Inaugurando questa rubrica, con la pretesa sola di suggerire e stimolare, quando andrà bene, due riflessioni buttate lì, mi sono detto che è strano forte parlare di una tale dialettica all’indomani della più grande quarantena che gli esseri umani abbiano mai vissuto, se non per motivi bellici, laddove proprio l’assenza di rumore credo sia stato il primo di una serie infinita di fattori a turbare le nostre esistenze.
Turbare non necessariamente in negativo: quanti amici mi dicevano “finalmente basta macchine, basta traffico, solo pace, una pace sterminata” o “adesso la gente tace, era ora”. Certo, qualcuno di voi che sta leggendo potrebbe essere uno di quelli che cantava e ballava in balcone, neutralizzando di colpo tutto il discorso, ma parliamoci chiaro: il silenzio è stato il protagonista insospettabile di questo horror movie che forse ci siamo lasciati alle spalle. (non è un caso che in una recente pellicola a violare il silenzio ci si rimetta la pelle, scherzi della fiction).
Stefano Pivato, storico e docente universitario, nel suo “Il secolo del rumore. Il paesaggio sonoro nel Novecento” (Il Mulino, 2011) analizza dunque il significato sociale del rumore e con sguardo panoramico le fasi più significative della sua lunga storia. Perché il rumore è affascinante, seduce chi ne fruisce, trasforma i comportamenti dell’individuo, modifica le dinamiche della nostra società più o meno definitivamente. Almeno da un secolo e mezzo.

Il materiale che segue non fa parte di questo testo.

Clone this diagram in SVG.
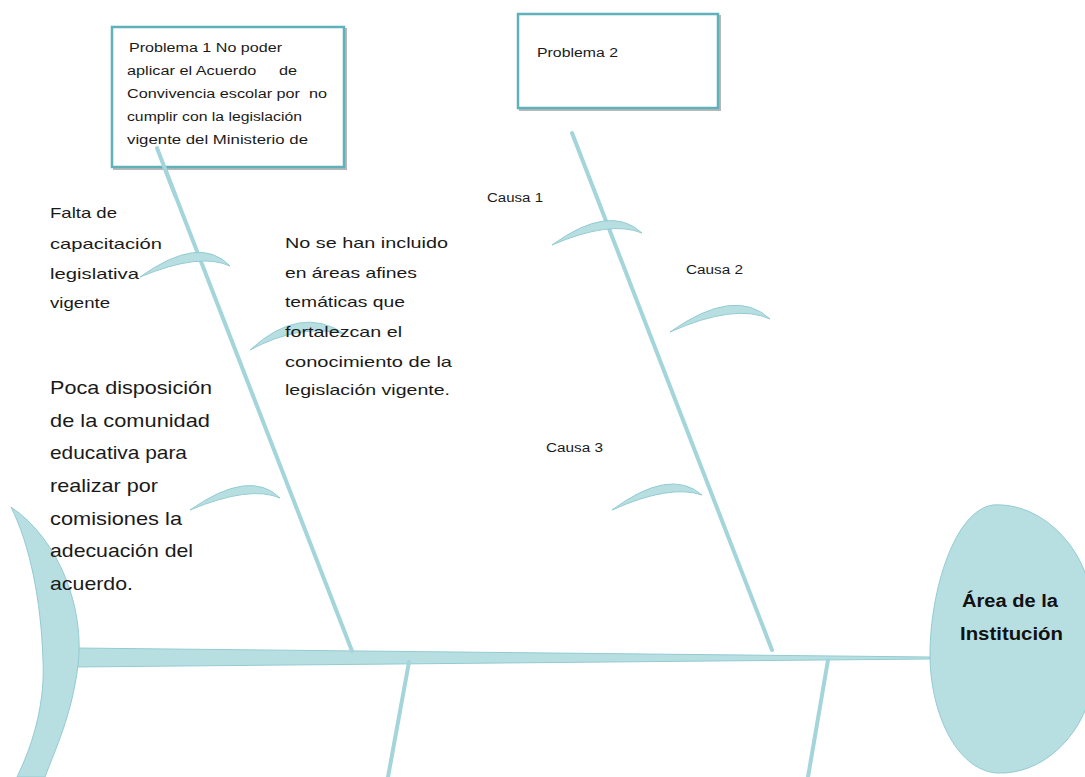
<svg xmlns="http://www.w3.org/2000/svg" width="1085" height="777" viewBox="0 0 1085 777">
<style>
.bx{fill:#fff;stroke:#5fb1ba;stroke-width:2.5}
.sh{fill:none;stroke:#9a9a9a;stroke-width:2;opacity:.7}
.bone{stroke:#a3d5da;stroke-width:4;stroke-linecap:round;fill:none}
.shape{fill:#b7dfe2;stroke:#93cbd1;stroke-width:1}
.t{font-family:"Liberation Sans",Arial,sans-serif;fill:#1a1a1a}
.s12{font-size:12.5px}
.s15{font-size:15px}
.s19{font-size:19px}
.hd{font-family:"Liberation Sans",Arial,sans-serif;font-size:18px;font-weight:bold;fill:#111}
</style>
<rect width="1085" height="777" fill="#fff"/>
<g id="connectors">
<path class="shape" d="M75,648 L930,657 L930,659 L75,667 Z"/>
<line class="bone" x1="157" y1="148" x2="352" y2="651"/>
<line class="bone" x1="572" y1="133" x2="772" y2="650"/>
<line class="bone" x1="409" y1="662" x2="388" y2="777"/>
<line class="bone" x1="828" y1="660" x2="808" y2="777"/>
<path class="shape" d="M140,277 Q200,234 230,266 Q200,252 140,277 Z"/>
<path class="shape" d="M250,350 Q300,304 345,334 Q300,323 250,350 Z"/>
<path class="shape" d="M190,510 Q250,468 280,498 Q250,485 190,510 Z"/>
<path class="shape" d="M552,245 Q610,203 642,233 Q610,220 552,245 Z"/>
<path class="shape" d="M670,332 Q735,286 770,319 Q735,303 670,332 Z"/>
<path class="shape" d="M612,510 Q670,467 702,495 Q670,484 612,510 Z"/>
</g>
<g id="tail">
<path class="shape" d="M11,507 C60,540 85,610 78,665 C72,715 55,750 45,777 L17,777 C35,740 45,700 43,660 C41,600 30,545 11,507 Z"/>
</g>
<g id="head">
<path class="shape" d="M993,505 C1040,502 1085,545 1092,600 L1092,690 C1080,740 1040,775 997,773 C955,770 930,710 930,655 C930,590 955,510 993,505 Z"/>
<text class="hd" x="962" y="607" textLength="96" lengthAdjust="spacingAndGlyphs">Área de la</text>
<text class="hd" x="960" y="640" textLength="103" lengthAdjust="spacingAndGlyphs">Institución</text>
</g>
<g id="problema1">
<rect class="sh" x="114" y="29" width="232" height="140"/>
<rect class="bx" x="112" y="27" width="232" height="140"/>
<g class="t s12">
<text x="129" y="52" textLength="153" lengthAdjust="spacingAndGlyphs">Problema 1 No poder</text>
<text x="127" y="75" textLength="170" lengthAdjust="spacingAndGlyphs" xml:space="preserve">aplicar el Acuerdo     de</text>
<text x="127" y="98" textLength="200" lengthAdjust="spacingAndGlyphs" xml:space="preserve">Convivencia escolar por  no</text>
<text x="127" y="121" textLength="175" lengthAdjust="spacingAndGlyphs">cumplir con la legislación</text>
<text x="127" y="144" textLength="181" lengthAdjust="spacingAndGlyphs">vigente del Ministerio de</text>
</g>
</g>
<line class="bone" x1="157" y1="148" x2="175" y2="195"/>
<g id="problema2">
<rect class="sh" x="520" y="16" width="200" height="94"/>
<rect class="bx" x="518" y="14" width="200" height="94"/>
<text class="t s12" x="537" y="57" textLength="81" lengthAdjust="spacingAndGlyphs">Problema 2</text>
</g>
<g id="causas" class="t s12">
<text x="487" y="202" textLength="56" lengthAdjust="spacingAndGlyphs">Causa 1</text>
<text x="686" y="274" textLength="57" lengthAdjust="spacingAndGlyphs">Causa 2</text>
<text x="546" y="452" textLength="57" lengthAdjust="spacingAndGlyphs">Causa 3</text>
</g>
<g id="falta" class="t s15">
<text x="50" y="218" textLength="67" lengthAdjust="spacingAndGlyphs">Falta de</text>
<text x="50" y="249" textLength="112" lengthAdjust="spacingAndGlyphs">capacitación</text>
<text x="50" y="279" textLength="89" lengthAdjust="spacingAndGlyphs">legislativa</text>
<text x="50" y="308" textLength="60" lengthAdjust="spacingAndGlyphs">vigente</text>
</g>
<g id="noincluido" class="t s15">
<text x="285" y="248" textLength="163" lengthAdjust="spacingAndGlyphs">No se han incluido</text>
<text x="285" y="278" textLength="132" lengthAdjust="spacingAndGlyphs">en áreas afines</text>
<text x="285" y="307" textLength="120" lengthAdjust="spacingAndGlyphs">temáticas que</text>
<text x="285" y="337" textLength="117" lengthAdjust="spacingAndGlyphs">fortalezcan el</text>
<text x="285" y="367" textLength="167" lengthAdjust="spacingAndGlyphs">conocimiento de la</text>
<text x="285" y="395" textLength="165" lengthAdjust="spacingAndGlyphs">legislación vigente.</text>
</g>
<g id="poca" class="t s19">
<text x="50" y="394" textLength="162" lengthAdjust="spacingAndGlyphs">Poca disposición</text>
<text x="50" y="427" textLength="160" lengthAdjust="spacingAndGlyphs">de la comunidad</text>
<text x="50" y="459" textLength="137" lengthAdjust="spacingAndGlyphs">educativa para</text>
<text x="50" y="492" textLength="108" lengthAdjust="spacingAndGlyphs">realizar por</text>
<text x="50" y="525" textLength="132" lengthAdjust="spacingAndGlyphs">comisiones la</text>
<text x="50" y="557" textLength="143" lengthAdjust="spacingAndGlyphs">adecuación del</text>
<text x="50" y="590" textLength="83" lengthAdjust="spacingAndGlyphs">acuerdo.</text>
</g>
</svg>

La rivoluzione industriale prima e quella tecnologica poi hanno trasfigurato il paesaggio sonoro relegando il silenzio a componente ancillare del quotidiano.
Tutto fa rumore nella nostra modernità: la politica, gli aerei (le due guerre per i nonni, l’undici settembre per noi) le automobili ma anche la musica, presente ovunque, quando si mangia sushi o durante il cambio triste (perché lo specchio dice la verità) in un qualche negozio d’abbigliamento.
Dato che non c’è tempo di farla troppo lunga scomodiamo solo chi del rumore ne fece addirittura un’ideologia: quei diavolacci dei futuristi, avete presente, Carrà Boccioni e molti altri capitanati da Marinetti, genio mussoliniano prima del fascismo (qui però non frega niente). Proprio loro parlano di “formidabile progresso” in un’epoca, inizio novecento, all’insegna del fragore più violento. In un movimento in cui tutte le arti partecipano e ridisegnano i contorni della cultura d’avanguardia è nella musica che il “casino futurista” esprime la sua sonorità. Il futurismo rivoluziona la prassi e la filosofia dei suoni proclamando la fine di stili, linee e forme della musica tradizionale. Nei tanti manifesti, alcuni dei quali dedicati proprio al suono e alla sistematizzazione della prassi musicale, figure come Francesco Balilla Pratella e Luigi Russolo delineano una poesia del rumore. Basta con le note, piuttosto rombi, sibili, gorgoglii, ululati e al posto dell’orchestra una bella macchina intonarumori, un macchinario formato da scatole voluminose che riproduce suoni dell’era industriale. Sentite lo stesso Russolo: “il rumore deve divenire un elemento primo da plasmare per l’opera d’arte. Deve perdere, cioè, il suo carattere di accidentalità per divenire un elemento sufficientemente astratto perché possa arrivare alla trasfigurazione necessaria di ogni elemento primo naturale in elemento astratto d’arte”.
Se solo il povero futurista fosse entrato in uno dei nostri affollatissimi centri commerciali, probabilmente non avrebbe lasciato intonsa nemmeno una di quelle grandi scatole, ma tant’è. L’unico rimedio è continuare a insistere sul Rumore quale espressione d’arte, in un momento in cui ci stiamo riappropriando degli spazi sociali. Progettisti, architetti urbani, assessori di tutto il mondo, quando parlate di smart cities perché nelle vostre prolusioni non partite da qui, invece che dal riconoscimento facciale? Anche perché se devo urlare al tavolino con il drink in mano vengo male sullo schermo.
PS: il nome della rubrica è a lui dedicato perché inventò come mettere quella roba sul pentagramma, una scrittura adatta a tracciare la continuità dinamica nel groviglio di una composizione enarmonica. Vabbè, che Dio lo benedica.